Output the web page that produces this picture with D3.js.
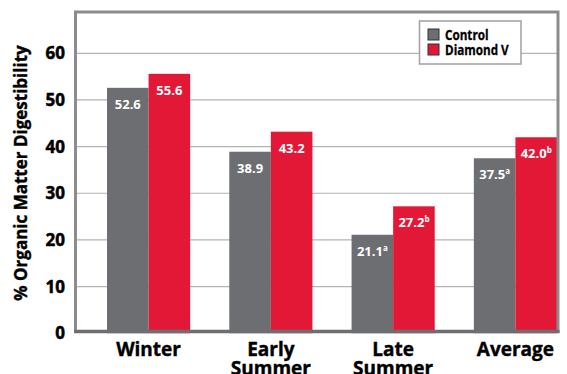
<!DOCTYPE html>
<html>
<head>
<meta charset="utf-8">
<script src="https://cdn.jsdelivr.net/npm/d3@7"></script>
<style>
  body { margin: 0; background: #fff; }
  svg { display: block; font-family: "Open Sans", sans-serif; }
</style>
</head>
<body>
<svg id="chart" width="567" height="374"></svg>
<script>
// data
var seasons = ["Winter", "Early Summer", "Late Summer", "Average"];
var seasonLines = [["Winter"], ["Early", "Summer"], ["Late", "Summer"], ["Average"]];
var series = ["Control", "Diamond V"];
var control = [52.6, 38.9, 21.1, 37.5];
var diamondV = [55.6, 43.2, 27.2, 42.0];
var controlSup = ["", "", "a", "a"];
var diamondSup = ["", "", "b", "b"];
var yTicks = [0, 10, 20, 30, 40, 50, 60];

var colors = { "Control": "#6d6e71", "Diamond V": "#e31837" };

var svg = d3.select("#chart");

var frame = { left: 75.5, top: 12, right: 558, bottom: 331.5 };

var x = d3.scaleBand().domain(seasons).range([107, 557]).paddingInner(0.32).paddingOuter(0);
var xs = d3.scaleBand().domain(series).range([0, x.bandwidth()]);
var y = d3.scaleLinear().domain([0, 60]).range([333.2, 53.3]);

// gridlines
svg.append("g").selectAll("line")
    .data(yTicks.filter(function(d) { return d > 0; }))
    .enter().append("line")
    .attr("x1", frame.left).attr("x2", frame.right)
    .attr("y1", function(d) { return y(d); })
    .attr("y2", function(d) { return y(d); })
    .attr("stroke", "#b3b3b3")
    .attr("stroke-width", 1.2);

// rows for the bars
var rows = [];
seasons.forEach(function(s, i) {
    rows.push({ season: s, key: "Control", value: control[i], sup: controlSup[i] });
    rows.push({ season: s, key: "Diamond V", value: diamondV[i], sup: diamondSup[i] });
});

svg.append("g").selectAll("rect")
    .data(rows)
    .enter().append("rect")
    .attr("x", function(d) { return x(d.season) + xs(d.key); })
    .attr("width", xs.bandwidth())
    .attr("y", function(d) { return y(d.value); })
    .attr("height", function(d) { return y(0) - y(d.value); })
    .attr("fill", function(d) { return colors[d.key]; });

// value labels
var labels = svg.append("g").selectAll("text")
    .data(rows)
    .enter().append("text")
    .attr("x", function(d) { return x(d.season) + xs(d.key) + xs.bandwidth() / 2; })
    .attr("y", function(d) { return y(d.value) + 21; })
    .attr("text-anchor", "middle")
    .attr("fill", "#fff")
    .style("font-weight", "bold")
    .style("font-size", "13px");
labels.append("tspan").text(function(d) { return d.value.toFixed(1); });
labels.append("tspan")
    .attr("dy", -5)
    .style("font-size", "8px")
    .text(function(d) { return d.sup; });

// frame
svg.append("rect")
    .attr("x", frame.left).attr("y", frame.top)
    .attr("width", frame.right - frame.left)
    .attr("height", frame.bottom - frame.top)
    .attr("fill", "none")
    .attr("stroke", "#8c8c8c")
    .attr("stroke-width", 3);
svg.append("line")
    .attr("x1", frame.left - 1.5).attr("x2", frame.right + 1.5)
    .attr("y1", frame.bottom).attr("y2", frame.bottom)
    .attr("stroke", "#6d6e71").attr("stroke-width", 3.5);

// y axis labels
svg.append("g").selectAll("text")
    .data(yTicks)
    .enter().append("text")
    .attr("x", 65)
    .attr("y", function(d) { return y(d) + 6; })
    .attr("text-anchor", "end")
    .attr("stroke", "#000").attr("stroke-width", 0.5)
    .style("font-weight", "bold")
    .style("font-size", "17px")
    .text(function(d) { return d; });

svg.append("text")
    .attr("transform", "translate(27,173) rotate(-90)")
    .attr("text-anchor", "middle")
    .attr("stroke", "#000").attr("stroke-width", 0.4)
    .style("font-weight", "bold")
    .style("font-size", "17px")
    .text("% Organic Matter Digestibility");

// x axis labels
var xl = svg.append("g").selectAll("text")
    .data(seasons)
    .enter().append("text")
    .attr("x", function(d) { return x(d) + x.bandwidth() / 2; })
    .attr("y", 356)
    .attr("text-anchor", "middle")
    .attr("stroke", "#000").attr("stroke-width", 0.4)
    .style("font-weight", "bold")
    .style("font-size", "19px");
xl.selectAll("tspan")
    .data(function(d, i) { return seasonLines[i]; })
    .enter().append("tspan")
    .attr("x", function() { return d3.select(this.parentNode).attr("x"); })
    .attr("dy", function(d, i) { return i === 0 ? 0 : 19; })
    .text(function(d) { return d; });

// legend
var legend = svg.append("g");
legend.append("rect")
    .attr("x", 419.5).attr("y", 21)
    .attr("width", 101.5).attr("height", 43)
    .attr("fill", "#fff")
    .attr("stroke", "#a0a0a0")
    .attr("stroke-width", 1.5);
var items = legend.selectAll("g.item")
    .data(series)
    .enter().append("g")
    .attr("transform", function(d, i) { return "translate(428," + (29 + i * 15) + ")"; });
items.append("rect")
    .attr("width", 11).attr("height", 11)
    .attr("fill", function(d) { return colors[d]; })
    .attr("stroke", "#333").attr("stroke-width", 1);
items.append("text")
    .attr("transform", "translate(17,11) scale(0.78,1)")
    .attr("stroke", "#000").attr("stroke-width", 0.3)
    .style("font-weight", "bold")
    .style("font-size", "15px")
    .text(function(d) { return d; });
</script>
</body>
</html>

::::

## What the task requires
Among the lines of the material, find those that hold the word "this" and copy them.

## Exercise answer
Output the web page that produces this picture with D3.js.
    .attr("x", function() { return d3.select(this.parentNode).attr("x"); })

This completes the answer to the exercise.